Francesco Cammisa, Il capitano Zangen

28-03-2010
Quel che resta del passato. Due vite alla resa dei conti, di Giorgio De Rienzo
 
È singolare la costruzione della trama del romanzo di Francesco Cammisa che prende il titolo da uno dei suoi protagonisti: Il capitano Zangen. Un prologo rievoca via Rasella e le Fosse Ardeatine: la rappresaglia dei nazisti per un attentato partigiano che volle dieci morti italiani per ogni tedesco ucciso. Wilhelm Zangen allora ebbe il compito di selezionare i nomi dei condannati e di effettuare personalmente l’esecuzione di uno di loro, di cui gli rimase impresso il nome. Nella finzione romanzesca si legge che fu quella la prima volta che il «capitano» uccise a sangue freddo un uomo e che per dimenticare la brutalità del proprio gesto si ubriacò per tre giorni. Poi si passa alla sezione più consistente del racconto, «Sessantatre anni dopo», dove si alternano le vicende, diversamente squallide, di un poveraccio pensionato – Giuseppe Sarcina, che fatica a tirare avanti con il suo magro assegno mensile e, dopo aver lesinato su tutto il superfluo, si vede costretto per sopravvivere a cercare un pranzo quotidiano alla mensa della Caritas – e del capitano tedesco che ottiene, grazie al proprio avvocato, gli arresti domiciliari.

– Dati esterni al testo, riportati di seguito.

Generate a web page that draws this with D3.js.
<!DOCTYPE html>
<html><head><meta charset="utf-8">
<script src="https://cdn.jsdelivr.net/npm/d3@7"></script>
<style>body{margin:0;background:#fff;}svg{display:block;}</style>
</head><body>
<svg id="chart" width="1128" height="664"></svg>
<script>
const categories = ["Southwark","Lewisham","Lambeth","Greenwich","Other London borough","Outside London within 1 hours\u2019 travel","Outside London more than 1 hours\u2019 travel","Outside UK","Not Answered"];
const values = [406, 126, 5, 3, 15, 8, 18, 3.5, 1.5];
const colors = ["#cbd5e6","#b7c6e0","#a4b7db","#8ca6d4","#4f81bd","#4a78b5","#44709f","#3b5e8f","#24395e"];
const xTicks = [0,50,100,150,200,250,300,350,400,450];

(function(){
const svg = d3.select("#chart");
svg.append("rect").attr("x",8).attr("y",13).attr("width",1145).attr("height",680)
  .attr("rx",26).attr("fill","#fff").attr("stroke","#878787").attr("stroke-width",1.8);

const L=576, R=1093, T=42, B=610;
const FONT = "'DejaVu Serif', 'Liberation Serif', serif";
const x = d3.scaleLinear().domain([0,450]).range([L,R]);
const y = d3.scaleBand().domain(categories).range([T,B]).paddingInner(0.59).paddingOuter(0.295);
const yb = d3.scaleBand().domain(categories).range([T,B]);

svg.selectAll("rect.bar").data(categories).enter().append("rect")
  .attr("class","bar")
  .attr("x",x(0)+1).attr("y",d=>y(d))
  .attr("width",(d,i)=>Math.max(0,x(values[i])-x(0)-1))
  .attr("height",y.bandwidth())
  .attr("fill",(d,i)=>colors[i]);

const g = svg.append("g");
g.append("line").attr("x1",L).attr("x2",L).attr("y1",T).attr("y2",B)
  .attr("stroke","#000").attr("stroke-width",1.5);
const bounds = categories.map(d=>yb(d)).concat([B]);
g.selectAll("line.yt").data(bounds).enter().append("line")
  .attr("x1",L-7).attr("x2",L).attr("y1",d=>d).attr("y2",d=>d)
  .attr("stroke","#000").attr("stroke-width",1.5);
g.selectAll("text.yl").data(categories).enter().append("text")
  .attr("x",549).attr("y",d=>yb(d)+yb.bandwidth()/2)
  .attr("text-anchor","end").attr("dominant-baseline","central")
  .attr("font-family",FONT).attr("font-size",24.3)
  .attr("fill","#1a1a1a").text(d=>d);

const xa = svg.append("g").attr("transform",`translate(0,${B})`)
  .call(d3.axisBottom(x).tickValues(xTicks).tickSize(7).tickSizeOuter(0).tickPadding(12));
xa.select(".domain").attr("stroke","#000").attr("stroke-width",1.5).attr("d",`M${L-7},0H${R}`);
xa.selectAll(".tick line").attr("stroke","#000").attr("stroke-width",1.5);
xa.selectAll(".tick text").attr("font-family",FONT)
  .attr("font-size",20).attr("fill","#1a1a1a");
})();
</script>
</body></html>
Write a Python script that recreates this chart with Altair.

Le vicende corrono parallele. I due protagonisti hanno in comune una fierezza che l’attuale situazione può mortificare, ma non abbattere. Sarcina, benché sessantatreenne e di salute malferma, «faceva ancora la sua bella figura, con i folti capelli candidi e il fisico asciutto». Zangen, nonostante i suoi novantaquattro anni e «un cuore malandato», ha ancora un «portamento eretto» militaresco. Sarcina patisce di trovarsi in «stanzoni maleodoranti», dove deve pietire per ottenere un certificato di povertà. Incede come un «estraneo» nella sala della Caritas, «convinto di poter guardare con distacco al suo tracollo, dovuto ad una società ingiusta, che l’aveva condannato a grandi ristrettezze, sebbene il suo passato operoso non meritasse il contrappasso della miseria». Guarda alla sua vita come a un’ingiustizia e non vuole mescolarsi alla «teppaglia» che ormai «infestava» lo stesso palazzo in cui abita, dove può prevalere l’abuso e la legge non tutela più nessuno.
Il capitano Zangen, uscito di carcere, va a vivere nell’appartamento dell’avvocato che è un fanatico nostalgico del regime e vede nel suo assistito un «eroe», costretto da una «tragedia storica» a vivere una vita di esilio in America Latina, dove tuttavia riesce a «diventare un facoltoso commerciante in una rinomata località turistica», prima di essere tradito, estradato in Italia e quindi condannato all’ergastolo. Il capitano decide di scrivere dei medaglioni di personaggi ai quali deve gratitudine. Ma presto demorde da questo piano e scaraventa il quaderno «nel bidone dell’immondizia». Si convince di essere un uomo «morto dentro», da quando era stato «costretto a scappare come un topo schifoso», braccato dai farisaici paladini della democrazia plutocratica. L’incrocio delle due storie costituisce l’originalità del romanzo, condotto con una scrittura antiquata, ma dignitosa.